Addressing foreign affairs, where he obviously enjoys more flexibility, Obama was stronger. Membership of \'The President\'s Club\' lends him authority. It helps, too, that he has a saleable foreign policy success that makes for a snappy bumper sticker: \'Obama got Osama.\' He sought to brand the Democrats as the party of national security, which has traditionally been a Republican boast. He portrayed Mitt Romney as both a neophyte and a Neanderthal whose thinking was stuck in the Cold War age. Needless to say, foreign affairs, barring some major international crisis, will have only a negligible impact on the race.

The conventions, by contrast, may prove to have been decisive.
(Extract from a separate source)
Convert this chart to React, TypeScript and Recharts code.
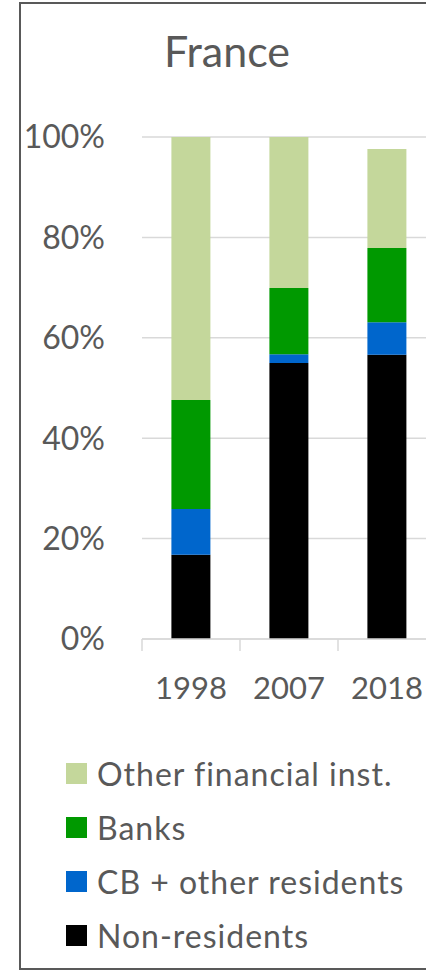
import { Bar, BarChart, CartesianGrid, Legend, XAxis, YAxis } from "recharts";

const FONT = "Lato, 'Open Sans', sans-serif";
const TEXT = "#595959";
const GRID = "#d9d9d9";

const years = ["1998", "2007", "2018"];
const nonResidents = [16.8, 55.0, 56.6];
const cbOtherResidents = [9.1, 1.7, 6.5];
const banks = [21.7, 13.2, 14.8];
const otherFinancial = [52.4, 30.1, 19.7];
const yTicks = [0, 20, 40, 60, 80, 100];

// stack order bottom -> top
const series = [
  { key: "nonResidents", name: "Non-residents", color: "#000000", values: nonResidents },
  { key: "cbOther", name: "CB + other residents", color: "#0066cc", values: cbOtherResidents },
  { key: "banks", name: "Banks", color: "#009900", values: banks },
  { key: "otherFin", name: "Other financial inst.", color: "#c4d79b", values: otherFinancial },
];

const data = years.map((year, i) => {
  const row: Record<string, string | number> = { year };
  series.forEach((s) => (row[s.key] = s.values[i]));
  return row;
});

// category label plus Excel-style tick marks on the category boundaries
function YearTick(props: any) {
  const { x, y, payload, index, visibleTicksCount, width } = props;
  const half = width / visibleTicksCount / 2;
  const top = y - 38;
  const bottom = y - 26;
  return (
    <g>
      <line x1={x - half} x2={x - half} y1={top} y2={bottom} stroke={GRID} strokeWidth={1.5} />
      {index === visibleTicksCount - 1 && (
        <line x1={x + half} x2={x + half} y1={top} y2={bottom} stroke={GRID} strokeWidth={1.5} />
      )}
      <text x={x} y={y} dy="0.71em" textAnchor="middle" fill={TEXT} fontSize={31} fontFamily={FONT}>
        {payload.value}
      </text>
    </g>
  );
}

// legend lists the top of the stack first
function StackLegend({ payload }: any) {
  const order = series.map((s) => s.name);
  const items = [...(payload ?? [])].sort(
    (a: any, b: any) => order.indexOf(b.value) - order.indexOf(a.value)
  );
  return (
    <div style={{ fontFamily: FONT, color: TEXT, fontSize: 32, letterSpacing: 1 }}>
      {items.map((item: any) => (
        <div key={item.value} style={{ display: "flex", alignItems: "center", height: 54 }}>
          <span style={{ width: 21, height: 21, background: item.color, marginRight: 10, flex: "none" }} />
          <span style={{ whiteSpace: "nowrap" }}>{item.value}</span>
        </div>
      ))}
    </div>
  );
}

export default function App() {
  return (
    <div
      style={{
        position: "absolute",
        left: 0,
        top: 0,
        width: 426,
        height: 971,
        overflow: "hidden",
        background: "#fff",
      }}
    >
      <div
        style={{
          position: "absolute",
          left: 19,
          top: 2,
          width: 440,
          height: 964,
          border: "2px solid #595959",
        }}
      />
      <div
        style={{
          position: "absolute",
          left: 20,
          top: 27,
          width: 414,
          textAlign: "center",
          fontFamily: FONT,
          fontSize: 43,
          lineHeight: "48px",
          color: TEXT,
        }}
      >
        France
      </div>
      <div style={{ position: "absolute", left: 0, top: 0 }}>
        <BarChart
          width={460}
          height={971}
          data={data}
          margin={{ top: 137, right: 24, bottom: 272, left: 0 }}
          barCategoryGap="30%"
        >
          <CartesianGrid vertical={false} stroke={GRID} strokeWidth={1.5} />
          <XAxis
            dataKey="year"
            height={60}
            axisLine={{ stroke: GRID, strokeWidth: 1.5 }}
            tickLine={false}
            tickSize={0}
            tickMargin={38}
            tick={<YearTick />}
            interval={0}
          />
          <YAxis
            width={142}
            domain={[0, 100]}
            ticks={yTicks}
            tickFormatter={(v) => `${v}%`}
            axisLine={false}
            tickLine={false}
            tickSize={0}
            tickMargin={37}
            tick={{ fill: TEXT, fontSize: 32, fontFamily: FONT }}
          />
          <Legend
            layout="vertical"
            align="center"
            verticalAlign="middle"
            wrapperStyle={{ left: 66, top: 746, width: 360 }}
            content={<StackLegend />}
          />
          {series.map((s) => (
            <Bar
              key={s.key}
              dataKey={s.key}
              name={s.name}
              stackId="total"
              fill={s.color}
              isAnimationActive={false}
            />
          ))}
        </BarChart>
      </div>
    </div>
  );
}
All the tracking polls show that Obama has increased his narrow lead, despite another month of lacklustre job figures. Romney therefore approaches the final fifty days of the campaign knowing he has never held a substantive lead in the polls. Nate Silver, the New Yorks Times\' savvy number cruncher, notes:

If even at his high-water mark, he can only pull the race into a rough tie, what pitch can he come up with in October or November to suddenly put him over the top?

The candidate leading in the polls after the conventions traditionally goes on to win, although George W Bush came back from 4 points behind in 2000, the biggest post-conventions turnaround since 1968.
 
This week, Bill Clinton will campaign in Florida. But the polls as well as historical precedent suggest Obama might no longer need him.